One can be a cat lady without owning cats. I obsessively splay the blinds apart with my fingers and check to see if Tyrese is huddled in the alley. Last night he actually laid down to actually rest-- "he's lying down!", I called from the back room-- and today he (or she, I have yet to know for sure) started cleaning himself with his tongue. "He's cleaning himself! Come see!" And why hasn't he eaten all of the Meow Mix that I left out for him? I thought he would like salmon topped with tuna, but perhaps he will prefer the self-labeled "REAL beef!" that I plan to leave out for him tomorrow. He seemed in good spirits today-- this morning I watched him bound across the fallen boards almost as if for fun, a far cry from his hurried slinking attempts to press himself into the concrete so that I will not see him or touch him or, I know he fears, hurt him as I step into the alley, cooing, to leave him water and salmon pate.

I have decided to open a Roth IRA. I am trying to be smarter about my investments.
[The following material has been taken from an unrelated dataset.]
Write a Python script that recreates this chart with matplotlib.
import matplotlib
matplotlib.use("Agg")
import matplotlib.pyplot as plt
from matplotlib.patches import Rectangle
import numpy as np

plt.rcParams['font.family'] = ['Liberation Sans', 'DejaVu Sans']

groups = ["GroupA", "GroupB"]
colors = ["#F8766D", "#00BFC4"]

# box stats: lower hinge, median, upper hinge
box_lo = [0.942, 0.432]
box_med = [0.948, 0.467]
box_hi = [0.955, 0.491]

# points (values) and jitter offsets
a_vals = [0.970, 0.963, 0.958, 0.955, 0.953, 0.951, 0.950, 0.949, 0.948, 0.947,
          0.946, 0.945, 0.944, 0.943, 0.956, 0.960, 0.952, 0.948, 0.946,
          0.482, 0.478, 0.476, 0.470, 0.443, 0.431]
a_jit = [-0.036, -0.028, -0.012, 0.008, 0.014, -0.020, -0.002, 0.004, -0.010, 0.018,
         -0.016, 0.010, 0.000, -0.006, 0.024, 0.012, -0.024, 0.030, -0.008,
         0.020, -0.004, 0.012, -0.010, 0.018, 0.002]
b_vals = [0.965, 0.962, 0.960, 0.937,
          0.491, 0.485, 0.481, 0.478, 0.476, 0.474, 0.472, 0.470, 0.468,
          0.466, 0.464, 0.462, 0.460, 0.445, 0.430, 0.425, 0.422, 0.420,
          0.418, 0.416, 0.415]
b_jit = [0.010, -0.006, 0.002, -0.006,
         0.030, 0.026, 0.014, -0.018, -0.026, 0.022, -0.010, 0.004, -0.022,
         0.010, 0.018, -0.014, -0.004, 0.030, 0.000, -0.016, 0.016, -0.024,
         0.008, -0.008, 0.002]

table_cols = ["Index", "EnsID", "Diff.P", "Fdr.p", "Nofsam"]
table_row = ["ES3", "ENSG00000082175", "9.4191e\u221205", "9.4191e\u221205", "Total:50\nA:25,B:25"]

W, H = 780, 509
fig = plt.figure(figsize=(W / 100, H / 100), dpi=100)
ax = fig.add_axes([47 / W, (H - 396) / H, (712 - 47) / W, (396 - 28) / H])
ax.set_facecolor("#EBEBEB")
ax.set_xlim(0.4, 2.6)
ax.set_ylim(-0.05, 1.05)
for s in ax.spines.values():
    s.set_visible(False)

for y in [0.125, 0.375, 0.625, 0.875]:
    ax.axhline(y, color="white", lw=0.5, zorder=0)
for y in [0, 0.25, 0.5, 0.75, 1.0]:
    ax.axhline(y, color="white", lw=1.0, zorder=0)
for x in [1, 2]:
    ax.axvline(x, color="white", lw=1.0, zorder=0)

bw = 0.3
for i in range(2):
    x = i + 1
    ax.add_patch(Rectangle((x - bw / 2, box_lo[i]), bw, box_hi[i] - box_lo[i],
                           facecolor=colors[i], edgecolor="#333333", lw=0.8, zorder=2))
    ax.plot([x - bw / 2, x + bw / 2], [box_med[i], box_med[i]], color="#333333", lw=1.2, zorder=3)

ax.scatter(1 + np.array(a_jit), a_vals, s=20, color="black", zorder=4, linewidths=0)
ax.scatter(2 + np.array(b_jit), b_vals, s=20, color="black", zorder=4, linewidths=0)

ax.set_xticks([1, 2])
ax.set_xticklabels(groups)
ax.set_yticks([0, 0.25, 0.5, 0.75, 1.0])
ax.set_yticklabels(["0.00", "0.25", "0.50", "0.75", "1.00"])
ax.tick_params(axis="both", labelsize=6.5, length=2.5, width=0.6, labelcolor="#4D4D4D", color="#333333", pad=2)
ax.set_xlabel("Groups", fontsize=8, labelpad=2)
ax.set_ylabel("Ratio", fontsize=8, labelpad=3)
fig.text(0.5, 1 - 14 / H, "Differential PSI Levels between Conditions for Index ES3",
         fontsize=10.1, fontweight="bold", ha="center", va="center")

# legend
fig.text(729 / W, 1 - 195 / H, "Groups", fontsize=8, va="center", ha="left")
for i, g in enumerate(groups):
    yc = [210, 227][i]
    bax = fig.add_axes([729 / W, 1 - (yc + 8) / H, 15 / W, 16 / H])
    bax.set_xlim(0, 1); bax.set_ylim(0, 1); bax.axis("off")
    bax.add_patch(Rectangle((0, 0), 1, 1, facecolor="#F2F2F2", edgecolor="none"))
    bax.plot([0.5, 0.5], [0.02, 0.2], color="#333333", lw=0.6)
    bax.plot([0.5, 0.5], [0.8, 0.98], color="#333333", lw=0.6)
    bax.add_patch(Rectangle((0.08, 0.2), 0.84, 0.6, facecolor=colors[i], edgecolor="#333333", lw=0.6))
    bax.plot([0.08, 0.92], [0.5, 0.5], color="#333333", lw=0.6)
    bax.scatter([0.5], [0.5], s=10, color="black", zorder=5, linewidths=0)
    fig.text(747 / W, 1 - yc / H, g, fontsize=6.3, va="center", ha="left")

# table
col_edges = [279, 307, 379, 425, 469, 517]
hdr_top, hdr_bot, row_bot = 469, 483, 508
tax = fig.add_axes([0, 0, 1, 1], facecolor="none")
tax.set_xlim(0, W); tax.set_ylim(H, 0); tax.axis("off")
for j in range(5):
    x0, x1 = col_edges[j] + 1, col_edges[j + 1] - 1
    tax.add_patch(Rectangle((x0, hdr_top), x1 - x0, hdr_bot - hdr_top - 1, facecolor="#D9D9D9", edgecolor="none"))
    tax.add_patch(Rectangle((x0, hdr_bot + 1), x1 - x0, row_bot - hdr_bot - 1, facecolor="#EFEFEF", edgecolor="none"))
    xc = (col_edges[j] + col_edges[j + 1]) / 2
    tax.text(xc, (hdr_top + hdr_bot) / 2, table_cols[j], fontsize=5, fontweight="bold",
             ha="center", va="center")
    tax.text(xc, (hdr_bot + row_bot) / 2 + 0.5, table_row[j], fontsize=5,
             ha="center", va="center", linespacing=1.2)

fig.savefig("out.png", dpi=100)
I resent this.

On Saturday we drove 27 minutes to Target and bought two large plastic containers for $2.79 each in which to store all of our dry goods. I transferred soup cans and bags of quinoa into the clear tubs, then reached for my Zyrtec D-- yelped, and dropped it to the kitchen floor. Roaches fled in every direction; even after the exodus there were at least six more in the bottom of the box. I grabbed the newly-dubbed "roach shoe" and got swinging, then plunged the box into a plastic bag, sealed it off, and carried it hurriedly at arm's length out of the apartment building and up the street to the public trash can. The men stared because I was wearing a thin white tshirt without a bra and my too-large skirt was slipping down over my hips. Who has time to cover their nipples when their allergy medicine is swarming with bugs?

I am working to make choices again from a place of hope, not fear. I save the bottle top from his can of beer and glue it onto a magnet which I then stick to the freezer door: Raise hopes not fears.

"Let's make this our house motto and design it into our crest," I say. "You know, like in olden times."